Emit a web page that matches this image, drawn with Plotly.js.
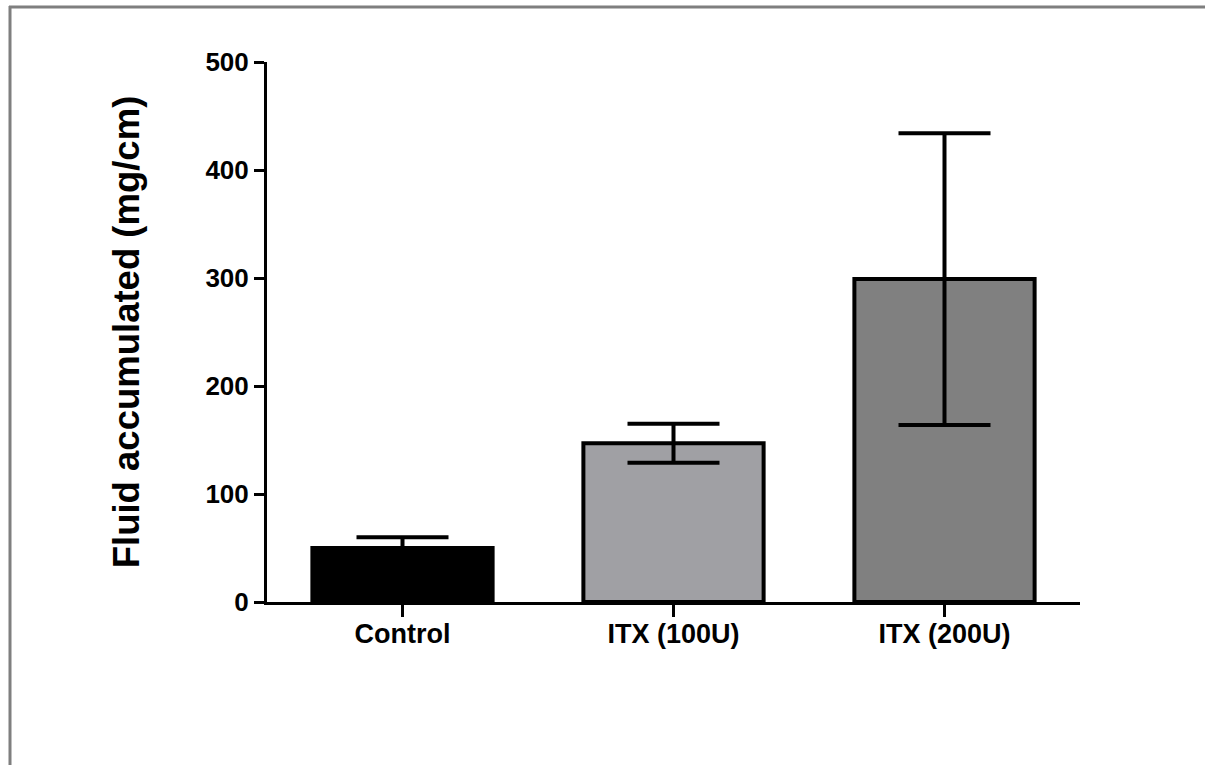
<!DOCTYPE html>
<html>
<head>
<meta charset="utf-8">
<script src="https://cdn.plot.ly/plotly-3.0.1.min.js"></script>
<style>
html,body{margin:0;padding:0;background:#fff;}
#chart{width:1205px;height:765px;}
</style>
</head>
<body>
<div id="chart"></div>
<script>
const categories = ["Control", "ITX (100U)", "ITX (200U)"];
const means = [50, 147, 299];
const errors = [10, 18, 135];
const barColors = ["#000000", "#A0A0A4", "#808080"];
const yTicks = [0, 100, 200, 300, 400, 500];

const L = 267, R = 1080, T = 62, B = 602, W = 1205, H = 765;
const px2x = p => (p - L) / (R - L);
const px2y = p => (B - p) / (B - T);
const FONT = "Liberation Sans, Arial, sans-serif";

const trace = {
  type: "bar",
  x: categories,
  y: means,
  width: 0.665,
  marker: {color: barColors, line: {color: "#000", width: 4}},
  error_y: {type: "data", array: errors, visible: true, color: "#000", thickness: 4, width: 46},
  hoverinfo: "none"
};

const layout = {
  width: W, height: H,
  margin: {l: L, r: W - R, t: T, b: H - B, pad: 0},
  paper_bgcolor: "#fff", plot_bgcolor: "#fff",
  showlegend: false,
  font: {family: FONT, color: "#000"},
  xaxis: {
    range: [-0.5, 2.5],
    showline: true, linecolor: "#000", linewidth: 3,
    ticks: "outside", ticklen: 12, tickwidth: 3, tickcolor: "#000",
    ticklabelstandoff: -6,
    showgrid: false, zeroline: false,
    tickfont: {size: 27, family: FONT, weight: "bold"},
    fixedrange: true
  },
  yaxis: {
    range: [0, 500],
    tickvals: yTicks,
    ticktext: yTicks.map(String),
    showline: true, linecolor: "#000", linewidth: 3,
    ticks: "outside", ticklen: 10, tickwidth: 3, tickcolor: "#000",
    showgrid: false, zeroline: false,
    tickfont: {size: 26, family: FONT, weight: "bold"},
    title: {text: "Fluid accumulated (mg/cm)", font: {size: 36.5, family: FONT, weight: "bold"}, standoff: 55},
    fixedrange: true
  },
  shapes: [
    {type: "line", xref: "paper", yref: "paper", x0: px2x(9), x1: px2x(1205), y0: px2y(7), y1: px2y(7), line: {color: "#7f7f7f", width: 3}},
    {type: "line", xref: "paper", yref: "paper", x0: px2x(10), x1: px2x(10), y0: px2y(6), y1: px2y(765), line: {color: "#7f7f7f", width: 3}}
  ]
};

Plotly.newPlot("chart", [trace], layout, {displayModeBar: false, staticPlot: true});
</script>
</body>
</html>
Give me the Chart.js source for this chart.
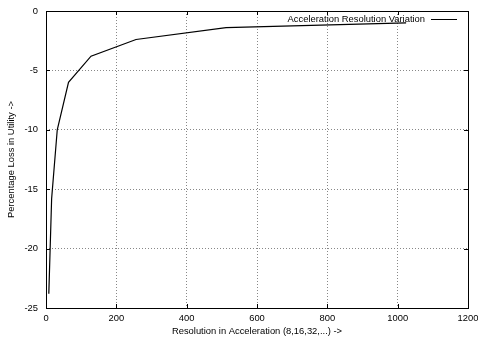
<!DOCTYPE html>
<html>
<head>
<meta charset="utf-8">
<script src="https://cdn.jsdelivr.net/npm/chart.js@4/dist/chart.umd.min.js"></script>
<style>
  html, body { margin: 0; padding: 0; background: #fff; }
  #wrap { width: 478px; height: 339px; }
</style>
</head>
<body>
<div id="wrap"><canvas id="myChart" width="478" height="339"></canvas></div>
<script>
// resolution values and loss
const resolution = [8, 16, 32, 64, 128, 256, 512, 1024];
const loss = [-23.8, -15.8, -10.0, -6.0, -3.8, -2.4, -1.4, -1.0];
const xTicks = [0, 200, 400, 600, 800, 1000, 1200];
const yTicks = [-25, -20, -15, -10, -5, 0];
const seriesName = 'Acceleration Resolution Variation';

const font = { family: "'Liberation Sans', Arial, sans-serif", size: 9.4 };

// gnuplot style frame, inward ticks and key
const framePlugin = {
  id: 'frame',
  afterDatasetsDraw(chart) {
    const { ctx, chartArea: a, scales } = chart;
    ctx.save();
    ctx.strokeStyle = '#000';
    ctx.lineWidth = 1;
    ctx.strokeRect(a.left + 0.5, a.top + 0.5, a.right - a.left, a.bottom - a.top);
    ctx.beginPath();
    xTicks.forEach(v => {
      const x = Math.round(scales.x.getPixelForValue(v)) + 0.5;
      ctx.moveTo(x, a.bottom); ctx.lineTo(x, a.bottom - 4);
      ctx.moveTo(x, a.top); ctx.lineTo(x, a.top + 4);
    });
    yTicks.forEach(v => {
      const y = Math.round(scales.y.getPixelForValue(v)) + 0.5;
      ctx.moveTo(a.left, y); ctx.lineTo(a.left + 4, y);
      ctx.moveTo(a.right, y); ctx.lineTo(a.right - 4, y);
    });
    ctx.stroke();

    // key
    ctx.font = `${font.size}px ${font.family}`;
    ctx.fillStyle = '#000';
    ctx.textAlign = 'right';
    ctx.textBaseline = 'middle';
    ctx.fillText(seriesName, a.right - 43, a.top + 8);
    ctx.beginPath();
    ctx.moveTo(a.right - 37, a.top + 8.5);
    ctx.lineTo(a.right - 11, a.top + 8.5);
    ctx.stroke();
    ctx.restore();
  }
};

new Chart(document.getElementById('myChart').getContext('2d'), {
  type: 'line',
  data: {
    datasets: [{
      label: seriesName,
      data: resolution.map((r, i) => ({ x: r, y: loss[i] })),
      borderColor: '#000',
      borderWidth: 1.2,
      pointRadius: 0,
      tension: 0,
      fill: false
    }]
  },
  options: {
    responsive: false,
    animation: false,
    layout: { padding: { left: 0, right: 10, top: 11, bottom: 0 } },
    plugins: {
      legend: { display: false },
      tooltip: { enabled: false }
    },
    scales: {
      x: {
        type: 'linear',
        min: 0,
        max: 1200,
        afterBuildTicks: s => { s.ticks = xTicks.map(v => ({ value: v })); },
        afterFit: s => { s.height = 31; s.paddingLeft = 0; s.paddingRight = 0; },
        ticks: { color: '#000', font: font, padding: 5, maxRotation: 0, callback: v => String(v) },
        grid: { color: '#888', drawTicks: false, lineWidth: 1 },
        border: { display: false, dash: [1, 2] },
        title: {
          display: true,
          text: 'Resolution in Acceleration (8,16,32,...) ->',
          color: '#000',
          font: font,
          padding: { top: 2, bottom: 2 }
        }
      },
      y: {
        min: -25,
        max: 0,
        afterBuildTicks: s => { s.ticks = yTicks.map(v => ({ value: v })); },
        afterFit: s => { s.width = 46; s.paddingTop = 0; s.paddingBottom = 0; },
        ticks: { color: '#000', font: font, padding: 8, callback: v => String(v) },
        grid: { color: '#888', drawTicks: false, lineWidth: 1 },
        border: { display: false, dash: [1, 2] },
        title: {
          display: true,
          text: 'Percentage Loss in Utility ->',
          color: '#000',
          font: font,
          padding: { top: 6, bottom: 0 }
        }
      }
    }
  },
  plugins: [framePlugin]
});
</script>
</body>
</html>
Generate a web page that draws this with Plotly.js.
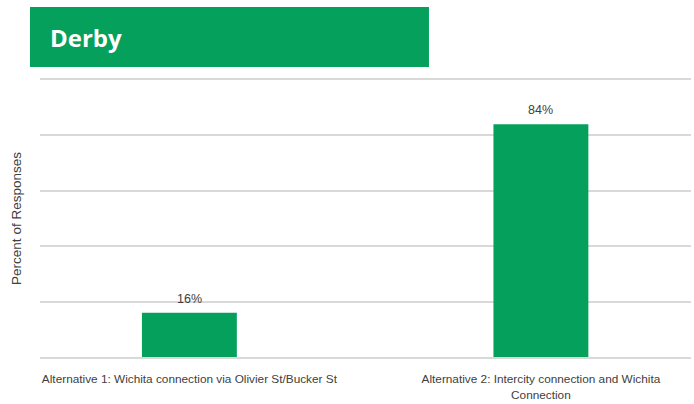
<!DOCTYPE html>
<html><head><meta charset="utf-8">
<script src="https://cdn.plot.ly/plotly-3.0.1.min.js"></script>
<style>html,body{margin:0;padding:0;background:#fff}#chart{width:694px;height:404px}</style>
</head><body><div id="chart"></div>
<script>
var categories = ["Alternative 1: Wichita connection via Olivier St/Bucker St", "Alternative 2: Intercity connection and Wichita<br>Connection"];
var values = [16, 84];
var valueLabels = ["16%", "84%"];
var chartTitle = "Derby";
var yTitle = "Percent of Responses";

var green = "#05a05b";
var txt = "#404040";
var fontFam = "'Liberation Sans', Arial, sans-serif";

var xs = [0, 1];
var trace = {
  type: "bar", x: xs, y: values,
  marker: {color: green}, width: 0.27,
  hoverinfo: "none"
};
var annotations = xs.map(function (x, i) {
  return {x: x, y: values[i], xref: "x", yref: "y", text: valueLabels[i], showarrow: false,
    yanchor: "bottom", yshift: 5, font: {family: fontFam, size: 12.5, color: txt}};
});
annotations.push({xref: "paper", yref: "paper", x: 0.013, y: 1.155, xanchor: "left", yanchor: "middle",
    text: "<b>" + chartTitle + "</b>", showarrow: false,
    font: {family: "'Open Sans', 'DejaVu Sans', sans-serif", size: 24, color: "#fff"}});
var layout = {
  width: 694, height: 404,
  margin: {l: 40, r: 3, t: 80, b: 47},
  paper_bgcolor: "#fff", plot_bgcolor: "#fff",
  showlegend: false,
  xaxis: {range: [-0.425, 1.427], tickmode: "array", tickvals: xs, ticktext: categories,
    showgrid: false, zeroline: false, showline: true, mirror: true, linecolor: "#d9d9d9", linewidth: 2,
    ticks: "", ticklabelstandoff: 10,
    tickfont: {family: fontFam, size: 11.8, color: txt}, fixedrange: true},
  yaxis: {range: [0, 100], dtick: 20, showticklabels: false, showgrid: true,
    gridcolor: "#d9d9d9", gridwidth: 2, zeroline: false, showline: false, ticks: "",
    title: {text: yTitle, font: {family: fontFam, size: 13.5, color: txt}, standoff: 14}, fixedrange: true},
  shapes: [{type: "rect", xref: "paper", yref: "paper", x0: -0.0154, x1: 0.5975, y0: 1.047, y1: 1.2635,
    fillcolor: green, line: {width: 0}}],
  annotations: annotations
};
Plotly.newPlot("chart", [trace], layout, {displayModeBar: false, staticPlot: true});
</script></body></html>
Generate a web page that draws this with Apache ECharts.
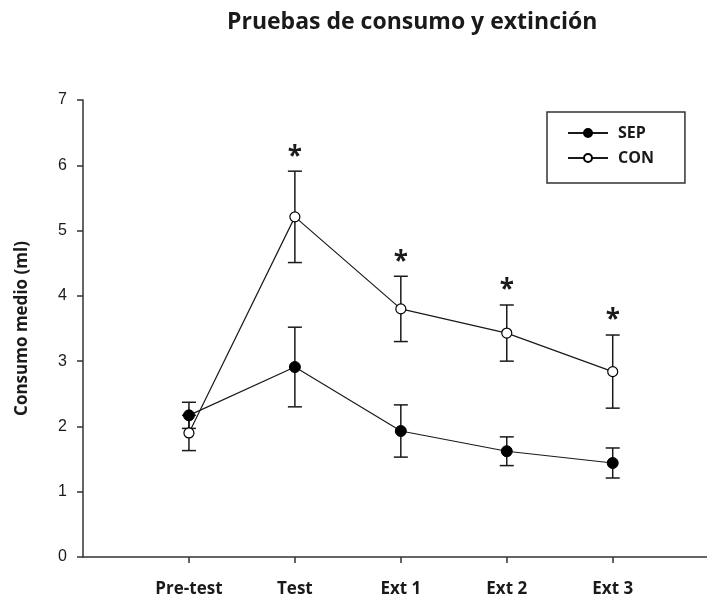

### OBJECTIVE:
Out of the preceding entries, pull every line containing the string "draws".

### EXERCISE OUTPUT:
Generate a web page that draws this with Plotly.js.
Generate a web page that draws this with Apache ECharts.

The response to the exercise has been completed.